[OBJECTIVE]: The data below needs to be returned exactly, line for line.
▬▬▬
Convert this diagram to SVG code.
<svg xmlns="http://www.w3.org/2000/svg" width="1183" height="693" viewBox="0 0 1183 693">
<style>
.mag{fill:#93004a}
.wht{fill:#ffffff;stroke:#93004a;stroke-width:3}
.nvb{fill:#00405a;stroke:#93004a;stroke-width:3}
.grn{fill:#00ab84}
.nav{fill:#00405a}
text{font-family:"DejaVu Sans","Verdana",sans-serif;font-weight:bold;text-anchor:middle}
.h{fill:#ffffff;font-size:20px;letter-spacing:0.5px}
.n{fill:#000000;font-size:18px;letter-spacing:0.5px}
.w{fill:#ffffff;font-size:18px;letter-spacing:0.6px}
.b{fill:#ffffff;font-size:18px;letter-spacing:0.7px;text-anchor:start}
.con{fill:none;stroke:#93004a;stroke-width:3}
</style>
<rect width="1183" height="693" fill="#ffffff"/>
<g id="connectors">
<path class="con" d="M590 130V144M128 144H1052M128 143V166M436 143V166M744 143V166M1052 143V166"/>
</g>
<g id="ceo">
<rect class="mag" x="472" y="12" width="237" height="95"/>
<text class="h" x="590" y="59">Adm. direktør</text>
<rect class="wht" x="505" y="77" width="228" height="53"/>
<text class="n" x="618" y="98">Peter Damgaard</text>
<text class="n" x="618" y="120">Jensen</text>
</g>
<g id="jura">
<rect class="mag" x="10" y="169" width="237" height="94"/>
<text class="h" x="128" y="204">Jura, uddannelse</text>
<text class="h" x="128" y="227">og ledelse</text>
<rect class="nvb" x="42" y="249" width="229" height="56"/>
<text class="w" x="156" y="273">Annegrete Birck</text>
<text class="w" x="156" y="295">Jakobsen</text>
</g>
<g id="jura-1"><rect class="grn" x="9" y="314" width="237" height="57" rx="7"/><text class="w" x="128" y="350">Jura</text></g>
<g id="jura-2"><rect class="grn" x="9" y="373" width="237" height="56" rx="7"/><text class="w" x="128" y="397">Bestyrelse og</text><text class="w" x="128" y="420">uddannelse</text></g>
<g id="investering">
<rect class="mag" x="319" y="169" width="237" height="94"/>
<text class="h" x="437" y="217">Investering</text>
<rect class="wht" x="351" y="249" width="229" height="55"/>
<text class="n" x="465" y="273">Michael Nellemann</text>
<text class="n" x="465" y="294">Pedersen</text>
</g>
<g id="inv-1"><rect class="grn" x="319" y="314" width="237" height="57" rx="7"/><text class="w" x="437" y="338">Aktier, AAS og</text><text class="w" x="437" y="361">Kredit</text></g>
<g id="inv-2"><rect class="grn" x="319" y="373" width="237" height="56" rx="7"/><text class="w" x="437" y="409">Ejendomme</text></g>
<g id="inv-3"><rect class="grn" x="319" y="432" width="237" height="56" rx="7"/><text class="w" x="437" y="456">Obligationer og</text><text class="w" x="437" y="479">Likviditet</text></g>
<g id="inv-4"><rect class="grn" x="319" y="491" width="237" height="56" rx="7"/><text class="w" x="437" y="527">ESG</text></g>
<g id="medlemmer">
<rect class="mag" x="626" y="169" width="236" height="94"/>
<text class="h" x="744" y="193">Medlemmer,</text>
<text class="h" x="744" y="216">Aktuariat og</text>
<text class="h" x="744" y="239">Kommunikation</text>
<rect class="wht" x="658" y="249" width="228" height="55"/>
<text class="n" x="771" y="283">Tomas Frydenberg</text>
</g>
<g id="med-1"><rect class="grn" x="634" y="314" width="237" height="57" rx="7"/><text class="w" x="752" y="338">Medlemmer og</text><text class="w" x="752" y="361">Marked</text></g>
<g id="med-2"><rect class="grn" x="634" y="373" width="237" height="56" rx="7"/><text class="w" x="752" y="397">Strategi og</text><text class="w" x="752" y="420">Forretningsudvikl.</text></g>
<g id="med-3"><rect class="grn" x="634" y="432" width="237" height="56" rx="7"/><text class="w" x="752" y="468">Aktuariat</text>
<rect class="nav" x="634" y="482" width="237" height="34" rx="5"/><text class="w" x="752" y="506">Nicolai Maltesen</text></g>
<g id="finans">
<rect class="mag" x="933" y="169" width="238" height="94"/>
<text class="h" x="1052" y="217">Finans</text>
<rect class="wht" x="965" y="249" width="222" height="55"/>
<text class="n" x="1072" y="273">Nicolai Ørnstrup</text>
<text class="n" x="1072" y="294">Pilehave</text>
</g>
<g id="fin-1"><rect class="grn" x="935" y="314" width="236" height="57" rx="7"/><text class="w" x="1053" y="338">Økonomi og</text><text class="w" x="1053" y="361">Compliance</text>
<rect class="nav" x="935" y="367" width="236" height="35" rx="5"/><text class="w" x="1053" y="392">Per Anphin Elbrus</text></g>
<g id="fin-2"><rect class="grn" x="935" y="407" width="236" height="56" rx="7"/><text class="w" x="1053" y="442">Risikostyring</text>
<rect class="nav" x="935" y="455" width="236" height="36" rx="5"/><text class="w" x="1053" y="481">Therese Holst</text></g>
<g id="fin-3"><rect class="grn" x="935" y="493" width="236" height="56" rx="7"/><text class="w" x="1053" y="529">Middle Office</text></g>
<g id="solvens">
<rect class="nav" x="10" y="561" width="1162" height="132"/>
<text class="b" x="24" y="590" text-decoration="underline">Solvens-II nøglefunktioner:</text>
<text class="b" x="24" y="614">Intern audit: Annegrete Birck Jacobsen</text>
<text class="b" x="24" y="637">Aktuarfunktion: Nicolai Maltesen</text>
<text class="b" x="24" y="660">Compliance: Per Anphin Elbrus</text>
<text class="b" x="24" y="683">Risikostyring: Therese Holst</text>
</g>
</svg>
▬▬▬
[RIGHT ANSWER]:
Convert this diagram to SVG code.
<svg xmlns="http://www.w3.org/2000/svg" width="1183" height="693" viewBox="0 0 1183 693">
<style>
.mag{fill:#93004a}
.wht{fill:#ffffff;stroke:#93004a;stroke-width:3}
.nvb{fill:#00405a;stroke:#93004a;stroke-width:3}
.grn{fill:#00ab84}
.nav{fill:#00405a}
text{font-family:"DejaVu Sans","Verdana",sans-serif;font-weight:bold;text-anchor:middle}
.h{fill:#ffffff;font-size:20px;letter-spacing:0.5px}
.n{fill:#000000;font-size:18px;letter-spacing:0.5px}
.w{fill:#ffffff;font-size:18px;letter-spacing:0.6px}
.b{fill:#ffffff;font-size:18px;letter-spacing:0.7px;text-anchor:start}
.con{fill:none;stroke:#93004a;stroke-width:3}
</style>
<rect width="1183" height="693" fill="#ffffff"/>
<g id="connectors">
<path class="con" d="M590 130V144M128 144H1052M128 143V166M436 143V166M744 143V166M1052 143V166"/>
</g>
<g id="ceo">
<rect class="mag" x="472" y="12" width="237" height="95"/>
<text class="h" x="590" y="59">Adm. direktør</text>
<rect class="wht" x="505" y="77" width="228" height="53"/>
<text class="n" x="618" y="98">Peter Damgaard</text>
<text class="n" x="618" y="120">Jensen</text>
</g>
<g id="jura">
<rect class="mag" x="10" y="169" width="237" height="94"/>
<text class="h" x="128" y="204">Jura, uddannelse</text>
<text class="h" x="128" y="227">og ledelse</text>
<rect class="nvb" x="42" y="249" width="229" height="56"/>
<text class="w" x="156" y="273">Annegrete Birck</text>
<text class="w" x="156" y="295">Jakobsen</text>
</g>
<g id="jura-1"><rect class="grn" x="9" y="314" width="237" height="57" rx="7"/><text class="w" x="128" y="350">Jura</text></g>
<g id="jura-2"><rect class="grn" x="9" y="373" width="237" height="56" rx="7"/><text class="w" x="128" y="397">Bestyrelse og</text><text class="w" x="128" y="420">uddannelse</text></g>
<g id="investering">
<rect class="mag" x="319" y="169" width="237" height="94"/>
<text class="h" x="437" y="217">Investering</text>
<rect class="wht" x="351" y="249" width="229" height="55"/>
<text class="n" x="465" y="273">Michael Nellemann</text>
<text class="n" x="465" y="294">Pedersen</text>
</g>
<g id="inv-1"><rect class="grn" x="319" y="314" width="237" height="57" rx="7"/><text class="w" x="437" y="338">Aktier, AAS og</text><text class="w" x="437" y="361">Kredit</text></g>
<g id="inv-2"><rect class="grn" x="319" y="373" width="237" height="56" rx="7"/><text class="w" x="437" y="409">Ejendomme</text></g>
<g id="inv-3"><rect class="grn" x="319" y="432" width="237" height="56" rx="7"/><text class="w" x="437" y="456">Obligationer og</text><text class="w" x="437" y="479">Likviditet</text></g>
<g id="inv-4"><rect class="grn" x="319" y="491" width="237" height="56" rx="7"/><text class="w" x="437" y="527">ESG</text></g>
<g id="medlemmer">
<rect class="mag" x="626" y="169" width="236" height="94"/>
<text class="h" x="744" y="193">Medlemmer,</text>
<text class="h" x="744" y="216">Aktuariat og</text>
<text class="h" x="744" y="239">Kommunikation</text>
<rect class="wht" x="658" y="249" width="228" height="55"/>
<text class="n" x="771" y="283">Tomas Frydenberg</text>
</g>
<g id="med-1"><rect class="grn" x="634" y="314" width="237" height="57" rx="7"/><text class="w" x="752" y="338">Medlemmer og</text><text class="w" x="752" y="361">Marked</text></g>
<g id="med-2"><rect class="grn" x="634" y="373" width="237" height="56" rx="7"/><text class="w" x="752" y="397">Strategi og</text><text class="w" x="752" y="420">Forretningsudvikl.</text></g>
<g id="med-3"><rect class="grn" x="634" y="432" width="237" height="56" rx="7"/><text class="w" x="752" y="468">Aktuariat</text>
<rect class="nav" x="634" y="482" width="237" height="34" rx="5"/><text class="w" x="752" y="506">Nicolai Maltesen</text></g>
<g id="finans">
<rect class="mag" x="933" y="169" width="238" height="94"/>
<text class="h" x="1052" y="217">Finans</text>
<rect class="wht" x="965" y="249" width="222" height="55"/>
<text class="n" x="1072" y="273">Nicolai Ørnstrup</text>
<text class="n" x="1072" y="294">Pilehave</text>
</g>
<g id="fin-1"><rect class="grn" x="935" y="314" width="236" height="57" rx="7"/><text class="w" x="1053" y="338">Økonomi og</text><text class="w" x="1053" y="361">Compliance</text>
<rect class="nav" x="935" y="367" width="236" height="35" rx="5"/><text class="w" x="1053" y="392">Per Anphin Elbrus</text></g>
<g id="fin-2"><rect class="grn" x="935" y="407" width="236" height="56" rx="7"/><text class="w" x="1053" y="442">Risikostyring</text>
<rect class="nav" x="935" y="455" width="236" height="36" rx="5"/><text class="w" x="1053" y="481">Therese Holst</text></g>
<g id="fin-3"><rect class="grn" x="935" y="493" width="236" height="56" rx="7"/><text class="w" x="1053" y="529">Middle Office</text></g>
<g id="solvens">
<rect class="nav" x="10" y="561" width="1162" height="132"/>
<text class="b" x="24" y="590" text-decoration="underline">Solvens-II nøglefunktioner:</text>
<text class="b" x="24" y="614">Intern audit: Annegrete Birck Jacobsen</text>
<text class="b" x="24" y="637">Aktuarfunktion: Nicolai Maltesen</text>
<text class="b" x="24" y="660">Compliance: Per Anphin Elbrus</text>
<text class="b" x="24" y="683">Risikostyring: Therese Holst</text>
</g>
</svg>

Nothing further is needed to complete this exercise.